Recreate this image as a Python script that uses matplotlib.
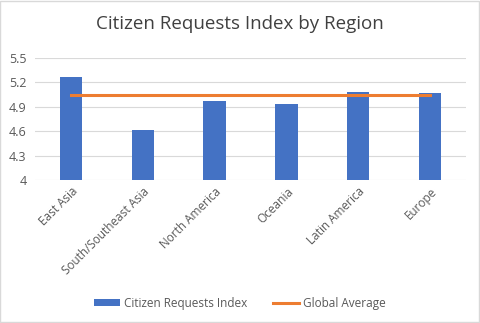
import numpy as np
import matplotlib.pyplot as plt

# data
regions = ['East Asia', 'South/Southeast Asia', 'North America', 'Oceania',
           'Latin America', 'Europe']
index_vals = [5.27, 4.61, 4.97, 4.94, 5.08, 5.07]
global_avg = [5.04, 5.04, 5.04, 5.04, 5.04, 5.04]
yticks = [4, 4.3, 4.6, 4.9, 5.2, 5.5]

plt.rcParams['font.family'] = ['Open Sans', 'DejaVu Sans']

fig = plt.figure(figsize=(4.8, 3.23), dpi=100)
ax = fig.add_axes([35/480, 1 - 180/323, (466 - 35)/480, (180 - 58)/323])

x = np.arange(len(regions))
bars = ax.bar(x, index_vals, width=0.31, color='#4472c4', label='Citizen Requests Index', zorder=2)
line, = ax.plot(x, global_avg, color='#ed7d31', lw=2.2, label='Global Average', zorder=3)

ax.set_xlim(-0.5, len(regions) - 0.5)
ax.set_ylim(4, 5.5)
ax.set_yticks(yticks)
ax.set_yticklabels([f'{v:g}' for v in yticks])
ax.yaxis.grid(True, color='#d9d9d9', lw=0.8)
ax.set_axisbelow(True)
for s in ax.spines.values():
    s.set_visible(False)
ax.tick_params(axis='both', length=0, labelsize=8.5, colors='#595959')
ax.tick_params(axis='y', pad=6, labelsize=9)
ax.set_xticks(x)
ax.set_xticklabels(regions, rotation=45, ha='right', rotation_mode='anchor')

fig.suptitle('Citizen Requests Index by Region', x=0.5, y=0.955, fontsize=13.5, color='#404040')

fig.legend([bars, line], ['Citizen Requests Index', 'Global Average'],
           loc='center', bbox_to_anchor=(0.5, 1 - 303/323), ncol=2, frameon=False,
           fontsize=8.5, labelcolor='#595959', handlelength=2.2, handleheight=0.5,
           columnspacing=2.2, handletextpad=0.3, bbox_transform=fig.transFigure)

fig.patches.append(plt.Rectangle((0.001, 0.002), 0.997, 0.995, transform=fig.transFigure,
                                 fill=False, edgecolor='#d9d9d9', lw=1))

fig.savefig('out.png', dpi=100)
========================
Reproduce every line above as written, skipping pictures.

Recreate this image as a Python script that uses matplotlib.
import numpy as np
import matplotlib.pyplot as plt

# data
regions = ['East Asia', 'South/Southeast Asia', 'North America', 'Oceania',
           'Latin America', 'Europe']
index_vals = [5.27, 4.61, 4.97, 4.94, 5.08, 5.07]
global_avg = [5.04, 5.04, 5.04, 5.04, 5.04, 5.04]
yticks = [4, 4.3, 4.6, 4.9, 5.2, 5.5]

plt.rcParams['font.family'] = ['Open Sans', 'DejaVu Sans']

fig = plt.figure(figsize=(4.8, 3.23), dpi=100)
ax = fig.add_axes([35/480, 1 - 180/323, (466 - 35)/480, (180 - 58)/323])

x = np.arange(len(regions))
bars = ax.bar(x, index_vals, width=0.31, color='#4472c4', label='Citizen Requests Index', zorder=2)
line, = ax.plot(x, global_avg, color='#ed7d31', lw=2.2, label='Global Average', zorder=3)

ax.set_xlim(-0.5, len(regions) - 0.5)
ax.set_ylim(4, 5.5)
ax.set_yticks(yticks)
ax.set_yticklabels([f'{v:g}' for v in yticks])
ax.yaxis.grid(True, color='#d9d9d9', lw=0.8)
ax.set_axisbelow(True)
for s in ax.spines.values():
    s.set_visible(False)
ax.tick_params(axis='both', length=0, labelsize=8.5, colors='#595959')
ax.tick_params(axis='y', pad=6, labelsize=9)
ax.set_xticks(x)
ax.set_xticklabels(regions, rotation=45, ha='right', rotation_mode='anchor')

fig.suptitle('Citizen Requests Index by Region', x=0.5, y=0.955, fontsize=13.5, color='#404040')

fig.legend([bars, line], ['Citizen Requests Index', 'Global Average'],
           loc='center', bbox_to_anchor=(0.5, 1 - 303/323), ncol=2, frameon=False,
           fontsize=8.5, labelcolor='#595959', handlelength=2.2, handleheight=0.5,
           columnspacing=2.2, handletextpad=0.3, bbox_transform=fig.transFigure)

fig.patches.append(plt.Rectangle((0.001, 0.002), 0.997, 0.995, transform=fig.transFigure,
                                 fill=False, edgecolor='#d9d9d9', lw=1))

fig.savefig('out.png', dpi=100)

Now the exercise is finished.